> **GIVEN DATA**:
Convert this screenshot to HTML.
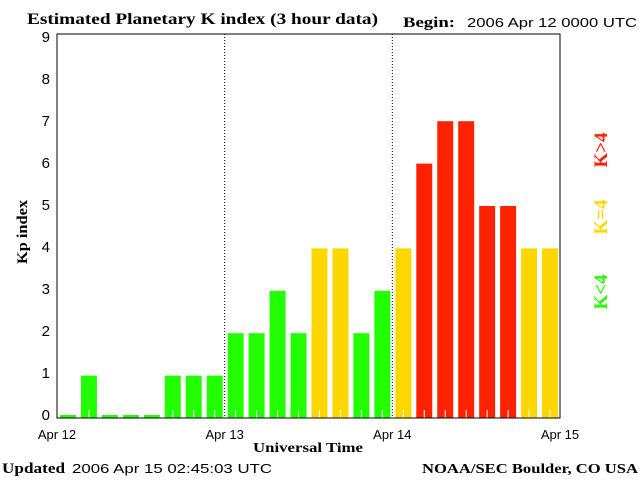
<!DOCTYPE html>
<html><head><meta charset="utf-8"><style>
body{margin:0;background:#fff;}
svg{display:block;}
.s{font-family:"Liberation Serif",serif;font-weight:bold;}
.a{font-family:"Liberation Sans",sans-serif;}
</style></head><body>
<svg width="640" height="480">
<text class="s" x="27" y="24" font-size="16" textLength="351" lengthAdjust="spacingAndGlyphs">Estimated Planetary K index (3 hour data)</text>
<text class="s" x="403" y="27" font-size="15" textLength="52" lengthAdjust="spacingAndGlyphs">Begin:</text>
<text class="a" x="467" y="27" font-size="13" textLength="170" lengthAdjust="spacingAndGlyphs">2006 Apr 12 0000 UTC</text>
<g id="plot"></g>
<text class="s" x="0" y="0" font-size="15" textLength="64" lengthAdjust="spacingAndGlyphs" transform="translate(27,232) rotate(-90)" text-anchor="middle">Kp index</text>
<text class="s" x="253" y="452" font-size="14" textLength="110" lengthAdjust="spacingAndGlyphs">Universal Time</text>
<text class="s" x="2" y="473" font-size="15" textLength="63" lengthAdjust="spacingAndGlyphs">Updated</text>
<text class="a" x="72" y="473" font-size="13" textLength="200" lengthAdjust="spacingAndGlyphs">2006 Apr 15 02:45:03 UTC</text>
<text class="s" x="422" y="473" font-size="14" textLength="216" lengthAdjust="spacingAndGlyphs">NOAA/SEC Boulder, CO USA</text>
<text class="s" font-size="19" fill="#ff2200" text-anchor="middle" transform="translate(607,150) rotate(-90)">K&gt;4</text>
<text class="s" font-size="19" fill="#ffd700" text-anchor="middle" transform="translate(607,217) rotate(-90)">K=4</text>
<text class="s" font-size="19" fill="#22ff00" text-anchor="middle" transform="translate(607,292) rotate(-90)">K&lt;4</text>
</svg>
<script>
const kpValues=[0,1,0,0,0,1,1,1, 2,2,3,2,4,4,2,3, 4,6,7,7,5,5,4,4];
const yTicks=[0,1,2,3,4,5,6,7,8,9];
const dayLabels=["Apr 12","Apr 13","Apr 14","Apr 15"];
const NS="http://www.w3.org/2000/svg";
const g=document.getElementById('plot');
const X0=57,X1=560,Y0=418,UNIT=42.4,LUNIT=42,TOP=34;
const slot=(X1-X0)/kpValues.length;
function xScale(i){return X0+i*slot;}
function yScale(v){return Y0-v*UNIT;}
function labelY(v){return Y0-v*LUNIT;}
function mk(t,a){const e=document.createElementNS(NS,t);for(const k in a)e.setAttribute(k,a[k]);g.appendChild(e);return e;}
kpValues.forEach((v,i)=>{
  const col=v>4?'#ff2200':(v==4?'#ffd700':'#22ff00');
  const h=v===0?3:Y0-yScale(v);
  const x=xScale(i)+3,w=slot-5;
  const r=mk('rect',{x:x,y:Y0-h,width:w,height:h,fill:col});
  
  
  if(v>0){const l=mk('line',{x1:x+w/2,x2:x+w/2,y1:Y0-8,y2:Y0,stroke:'#fff','stroke-width':1});
  
  }
});
yTicks.forEach(t=>{
  const e=mk('text',{x:50,y:labelY(t)+2,'font-size':15,'text-anchor':'end','font-family':'Liberation Sans'});
  e.textContent=t;
  
  
});
dayLabels.forEach((d,i)=>{
  const x=X0+i*(X1-X0)/3;
  const e=mk('text',{x:x,y:439,'font-size':13,'text-anchor':'middle','font-family':'Liberation Sans'});
  e.textContent=d;
  
  
  if(i>0&&i<3){const l=mk('line',{x1:x,x2:x,y1:TOP,y2:Y0,stroke:'#000','stroke-dasharray':'1,2'});
  
  }
});
const f=mk('rect',{x:X0,y:TOP,width:X1-X0,height:Y0-TOP,fill:'none',stroke:'#000','stroke-width':1});


</script>
</body></html>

> **SHORT PROBLEM**: Transcribe the listing in full and omit the pictures.

> **WORKED SOLUTION**:
Convert this screenshot to HTML.
<!DOCTYPE html>
<html><head><meta charset="utf-8"><style>
body{margin:0;background:#fff;}
svg{display:block;}
.s{font-family:"Liberation Serif",serif;font-weight:bold;}
.a{font-family:"Liberation Sans",sans-serif;}
</style></head><body>
<svg width="640" height="480">
<text class="s" x="27" y="24" font-size="16" textLength="351" lengthAdjust="spacingAndGlyphs">Estimated Planetary K index (3 hour data)</text>
<text class="s" x="403" y="27" font-size="15" textLength="52" lengthAdjust="spacingAndGlyphs">Begin:</text>
<text class="a" x="467" y="27" font-size="13" textLength="170" lengthAdjust="spacingAndGlyphs">2006 Apr 12 0000 UTC</text>
<g id="plot"></g>
<text class="s" x="0" y="0" font-size="15" textLength="64" lengthAdjust="spacingAndGlyphs" transform="translate(27,232) rotate(-90)" text-anchor="middle">Kp index</text>
<text class="s" x="253" y="452" font-size="14" textLength="110" lengthAdjust="spacingAndGlyphs">Universal Time</text>
<text class="s" x="2" y="473" font-size="15" textLength="63" lengthAdjust="spacingAndGlyphs">Updated</text>
<text class="a" x="72" y="473" font-size="13" textLength="200" lengthAdjust="spacingAndGlyphs">2006 Apr 15 02:45:03 UTC</text>
<text class="s" x="422" y="473" font-size="14" textLength="216" lengthAdjust="spacingAndGlyphs">NOAA/SEC Boulder, CO USA</text>
<text class="s" font-size="19" fill="#ff2200" text-anchor="middle" transform="translate(607,150) rotate(-90)">K&gt;4</text>
<text class="s" font-size="19" fill="#ffd700" text-anchor="middle" transform="translate(607,217) rotate(-90)">K=4</text>
<text class="s" font-size="19" fill="#22ff00" text-anchor="middle" transform="translate(607,292) rotate(-90)">K&lt;4</text>
</svg>
<script>
const kpValues=[0,1,0,0,0,1,1,1, 2,2,3,2,4,4,2,3, 4,6,7,7,5,5,4,4];
const yTicks=[0,1,2,3,4,5,6,7,8,9];
const dayLabels=["Apr 12","Apr 13","Apr 14","Apr 15"];
const NS="http://www.w3.org/2000/svg";
const g=document.getElementById('plot');
const X0=57,X1=560,Y0=418,UNIT=42.4,LUNIT=42,TOP=34;
const slot=(X1-X0)/kpValues.length;
function xScale(i){return X0+i*slot;}
function yScale(v){return Y0-v*UNIT;}
function labelY(v){return Y0-v*LUNIT;}
function mk(t,a){const e=document.createElementNS(NS,t);for(const k in a)e.setAttribute(k,a[k]);g.appendChild(e);return e;}
kpValues.forEach((v,i)=>{
  const col=v>4?'#ff2200':(v==4?'#ffd700':'#22ff00');
  const h=v===0?3:Y0-yScale(v);
  const x=xScale(i)+3,w=slot-5;
  const r=mk('rect',{x:x,y:Y0-h,width:w,height:h,fill:col});
  
  
  if(v>0){const l=mk('line',{x1:x+w/2,x2:x+w/2,y1:Y0-8,y2:Y0,stroke:'#fff','stroke-width':1});
  
  }
});
yTicks.forEach(t=>{
  const e=mk('text',{x:50,y:labelY(t)+2,'font-size':15,'text-anchor':'end','font-family':'Liberation Sans'});
  e.textContent=t;
  
  
});
dayLabels.forEach((d,i)=>{
  const x=X0+i*(X1-X0)/3;
  const e=mk('text',{x:x,y:439,'font-size':13,'text-anchor':'middle','font-family':'Liberation Sans'});
  e.textContent=d;
  
  
  if(i>0&&i<3){const l=mk('line',{x1:x,x2:x,y1:TOP,y2:Y0,stroke:'#000','stroke-dasharray':'1,2'});
  
  }
});
const f=mk('rect',{x:X0,y:TOP,width:X1-X0,height:Y0-TOP,fill:'none',stroke:'#000','stroke-width':1});


</script>
</body></html>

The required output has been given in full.